Let me preface this with the following:
* an estate lawyer HAS been asked.  I just find the answer strange.
* I am NOT the responsible party here.  This falls on an executor and that is not me.  I am just an interested bystander.

Just the facts:
* My Dad died in 2016.  His will passed the estate to his 3 children and 2 grandchildren in various amounts.
* Most of the estate has been distributed but a portion has not.  It is a significant amount of money but not the majority of the estate
* Prior to the last checks being written to close out the estate (plus a handful of valuables)... one of the surviving kids died in 2017.  There is nothing in the will that says "must outlive me by X months".
* Surviving kid is believed to have died intestate.  We're working on confirmation of this.
* As applied to the sibling that passed, Texas law says that separate property (like inheritance) would be divided 1/3 to her spouse and 2/3 to her kids (assuming no will).

What I think, having absolutely no training in legal matters whatsoever
* The remaining distribution should be paid to her estate, then distributed accordingly

What the estate lawyer is saying
* the remaining distribution should be paid 1/3 to her spouse and 2/3 to her kids (and make spouse sign a waiver saying he understands what is going on).

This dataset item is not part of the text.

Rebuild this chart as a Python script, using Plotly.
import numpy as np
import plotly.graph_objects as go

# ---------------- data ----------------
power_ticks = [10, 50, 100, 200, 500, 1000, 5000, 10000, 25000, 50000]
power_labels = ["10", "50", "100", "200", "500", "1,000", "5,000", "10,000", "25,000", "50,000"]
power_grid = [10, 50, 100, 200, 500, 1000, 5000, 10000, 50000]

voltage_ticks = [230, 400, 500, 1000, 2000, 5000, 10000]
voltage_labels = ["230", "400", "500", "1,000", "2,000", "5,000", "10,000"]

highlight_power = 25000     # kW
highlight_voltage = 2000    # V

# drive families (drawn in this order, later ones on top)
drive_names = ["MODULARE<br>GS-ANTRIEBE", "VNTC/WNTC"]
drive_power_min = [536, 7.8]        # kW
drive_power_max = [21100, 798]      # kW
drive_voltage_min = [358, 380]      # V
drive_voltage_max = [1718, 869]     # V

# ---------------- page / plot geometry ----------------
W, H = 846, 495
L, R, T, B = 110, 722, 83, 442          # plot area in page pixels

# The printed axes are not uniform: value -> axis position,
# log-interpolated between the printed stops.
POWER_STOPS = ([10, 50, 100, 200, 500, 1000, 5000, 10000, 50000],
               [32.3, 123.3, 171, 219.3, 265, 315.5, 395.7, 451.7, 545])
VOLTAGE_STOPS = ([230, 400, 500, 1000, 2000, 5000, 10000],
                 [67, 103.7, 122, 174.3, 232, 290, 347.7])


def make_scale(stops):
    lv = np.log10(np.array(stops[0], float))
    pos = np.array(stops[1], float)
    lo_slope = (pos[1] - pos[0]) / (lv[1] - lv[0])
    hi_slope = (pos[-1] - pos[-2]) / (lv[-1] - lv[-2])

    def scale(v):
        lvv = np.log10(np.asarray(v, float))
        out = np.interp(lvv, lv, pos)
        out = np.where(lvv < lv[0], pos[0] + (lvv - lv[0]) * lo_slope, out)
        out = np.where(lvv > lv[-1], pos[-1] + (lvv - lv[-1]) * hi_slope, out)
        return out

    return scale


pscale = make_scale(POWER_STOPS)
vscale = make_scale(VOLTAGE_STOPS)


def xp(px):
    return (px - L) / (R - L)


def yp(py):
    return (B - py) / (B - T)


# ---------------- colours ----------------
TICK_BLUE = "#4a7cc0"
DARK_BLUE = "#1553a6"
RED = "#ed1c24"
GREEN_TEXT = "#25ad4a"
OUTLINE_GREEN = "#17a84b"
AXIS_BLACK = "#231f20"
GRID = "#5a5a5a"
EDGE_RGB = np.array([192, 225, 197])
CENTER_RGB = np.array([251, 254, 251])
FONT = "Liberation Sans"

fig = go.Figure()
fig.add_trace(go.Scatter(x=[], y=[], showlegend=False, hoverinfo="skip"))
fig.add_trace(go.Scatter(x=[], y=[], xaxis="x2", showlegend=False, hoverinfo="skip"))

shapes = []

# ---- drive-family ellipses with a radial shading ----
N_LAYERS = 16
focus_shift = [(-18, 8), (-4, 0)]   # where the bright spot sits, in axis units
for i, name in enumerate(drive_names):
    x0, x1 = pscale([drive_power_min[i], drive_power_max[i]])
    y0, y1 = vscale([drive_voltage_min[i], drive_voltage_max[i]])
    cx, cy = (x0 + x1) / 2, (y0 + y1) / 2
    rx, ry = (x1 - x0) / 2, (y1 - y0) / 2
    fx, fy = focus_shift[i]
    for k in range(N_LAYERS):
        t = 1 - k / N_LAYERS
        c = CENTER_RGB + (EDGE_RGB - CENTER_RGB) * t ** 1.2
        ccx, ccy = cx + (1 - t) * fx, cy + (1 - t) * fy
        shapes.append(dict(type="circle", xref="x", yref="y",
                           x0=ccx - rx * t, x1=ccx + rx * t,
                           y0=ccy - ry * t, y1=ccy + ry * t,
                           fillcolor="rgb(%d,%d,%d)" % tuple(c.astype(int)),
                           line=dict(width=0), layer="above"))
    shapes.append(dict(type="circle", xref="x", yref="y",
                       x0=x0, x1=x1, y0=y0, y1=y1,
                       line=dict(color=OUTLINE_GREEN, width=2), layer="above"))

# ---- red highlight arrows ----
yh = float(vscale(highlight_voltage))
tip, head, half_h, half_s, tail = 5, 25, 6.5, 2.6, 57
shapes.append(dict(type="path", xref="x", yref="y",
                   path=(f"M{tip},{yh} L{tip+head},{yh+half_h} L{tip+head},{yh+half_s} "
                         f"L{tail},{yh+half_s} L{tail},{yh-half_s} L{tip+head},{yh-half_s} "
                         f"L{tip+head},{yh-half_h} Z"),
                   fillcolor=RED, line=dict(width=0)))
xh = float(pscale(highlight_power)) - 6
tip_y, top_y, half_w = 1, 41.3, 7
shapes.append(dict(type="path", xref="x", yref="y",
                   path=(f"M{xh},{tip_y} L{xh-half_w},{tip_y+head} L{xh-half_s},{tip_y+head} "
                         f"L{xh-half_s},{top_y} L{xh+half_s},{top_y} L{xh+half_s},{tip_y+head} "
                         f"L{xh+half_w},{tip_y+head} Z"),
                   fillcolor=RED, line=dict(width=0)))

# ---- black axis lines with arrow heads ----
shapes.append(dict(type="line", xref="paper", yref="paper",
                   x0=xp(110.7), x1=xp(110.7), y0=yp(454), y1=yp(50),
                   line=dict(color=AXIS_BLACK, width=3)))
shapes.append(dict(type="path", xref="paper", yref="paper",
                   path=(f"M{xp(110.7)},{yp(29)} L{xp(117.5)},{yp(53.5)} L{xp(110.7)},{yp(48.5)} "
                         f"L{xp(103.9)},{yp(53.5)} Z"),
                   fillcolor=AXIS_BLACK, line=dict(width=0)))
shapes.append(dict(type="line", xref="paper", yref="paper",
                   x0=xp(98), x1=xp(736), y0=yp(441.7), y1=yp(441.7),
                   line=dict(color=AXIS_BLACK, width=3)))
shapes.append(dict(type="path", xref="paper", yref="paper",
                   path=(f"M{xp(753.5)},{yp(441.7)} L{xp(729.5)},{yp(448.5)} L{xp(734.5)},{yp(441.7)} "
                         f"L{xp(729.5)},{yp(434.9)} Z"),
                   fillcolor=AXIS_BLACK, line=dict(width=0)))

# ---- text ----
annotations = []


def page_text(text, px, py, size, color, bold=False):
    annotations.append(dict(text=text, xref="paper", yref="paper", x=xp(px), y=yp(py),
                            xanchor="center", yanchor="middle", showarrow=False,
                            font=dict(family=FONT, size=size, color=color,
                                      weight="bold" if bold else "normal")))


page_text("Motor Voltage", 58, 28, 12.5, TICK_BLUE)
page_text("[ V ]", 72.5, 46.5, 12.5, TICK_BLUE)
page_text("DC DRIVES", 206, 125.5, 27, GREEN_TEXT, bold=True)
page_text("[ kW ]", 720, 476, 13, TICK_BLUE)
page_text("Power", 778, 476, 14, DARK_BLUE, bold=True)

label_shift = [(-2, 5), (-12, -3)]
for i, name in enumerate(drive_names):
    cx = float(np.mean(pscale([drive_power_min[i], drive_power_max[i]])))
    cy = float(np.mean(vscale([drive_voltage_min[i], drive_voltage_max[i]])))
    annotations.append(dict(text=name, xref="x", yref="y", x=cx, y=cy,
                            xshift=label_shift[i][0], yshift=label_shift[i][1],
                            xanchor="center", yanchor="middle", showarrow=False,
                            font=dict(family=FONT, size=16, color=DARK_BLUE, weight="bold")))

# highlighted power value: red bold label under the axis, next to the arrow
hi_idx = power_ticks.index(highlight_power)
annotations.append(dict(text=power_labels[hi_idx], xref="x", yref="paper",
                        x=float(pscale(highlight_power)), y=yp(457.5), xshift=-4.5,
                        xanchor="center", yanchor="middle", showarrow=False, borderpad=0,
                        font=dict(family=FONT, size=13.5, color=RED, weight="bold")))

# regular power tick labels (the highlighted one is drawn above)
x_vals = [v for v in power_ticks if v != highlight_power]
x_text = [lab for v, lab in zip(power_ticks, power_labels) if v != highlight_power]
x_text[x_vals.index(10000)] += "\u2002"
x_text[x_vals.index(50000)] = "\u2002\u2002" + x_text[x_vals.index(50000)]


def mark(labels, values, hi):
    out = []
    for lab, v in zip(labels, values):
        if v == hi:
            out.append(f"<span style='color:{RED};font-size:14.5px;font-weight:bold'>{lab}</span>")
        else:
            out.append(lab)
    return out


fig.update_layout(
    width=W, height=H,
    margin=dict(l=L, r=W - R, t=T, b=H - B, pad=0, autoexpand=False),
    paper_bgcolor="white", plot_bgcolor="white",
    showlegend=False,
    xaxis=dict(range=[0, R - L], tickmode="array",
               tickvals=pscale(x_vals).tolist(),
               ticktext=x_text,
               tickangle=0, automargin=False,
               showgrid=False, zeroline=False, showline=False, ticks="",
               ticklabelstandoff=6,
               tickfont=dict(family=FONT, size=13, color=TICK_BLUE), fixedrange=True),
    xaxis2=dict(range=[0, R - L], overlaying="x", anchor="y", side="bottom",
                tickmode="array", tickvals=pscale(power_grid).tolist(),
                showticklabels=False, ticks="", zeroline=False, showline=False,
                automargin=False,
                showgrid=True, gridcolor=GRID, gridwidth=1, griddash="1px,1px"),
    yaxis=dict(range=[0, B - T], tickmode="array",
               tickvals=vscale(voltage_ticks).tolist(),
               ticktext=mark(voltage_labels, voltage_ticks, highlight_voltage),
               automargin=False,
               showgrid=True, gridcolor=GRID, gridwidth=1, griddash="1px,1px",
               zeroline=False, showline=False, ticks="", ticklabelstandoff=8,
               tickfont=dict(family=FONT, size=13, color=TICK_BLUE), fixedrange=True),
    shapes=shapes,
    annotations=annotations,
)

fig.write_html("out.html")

To me this creates a tax and accounting nightmare.  And yes, a large portion of this distribution is taxable money.
* From an accounting perspective, someone in sisters estate will have to examine every "dollar" and say "was this dollar inherited?  If so, was the 1/3-2/3 split applied to it already?"
* From a tax perspective, this just seems WRONG WRONG WRONG.  I would think taxes on the taxable portion should be paid for the full amount by sister's estate... then distributed to her kids (tax free).  But if distributed the way the lawyer says, this means that the kids will pay the taxes on the portion that would have gone to their mom.

I've tried googling for the exact estate portion of the Texas law... and haven't quite found it... and I'm not sure I'd comprehend it fully if I did.

Does the estate attorney's advice seem right?  It seems totally wrong to me from a common sense perspective, but it may still be correct legally.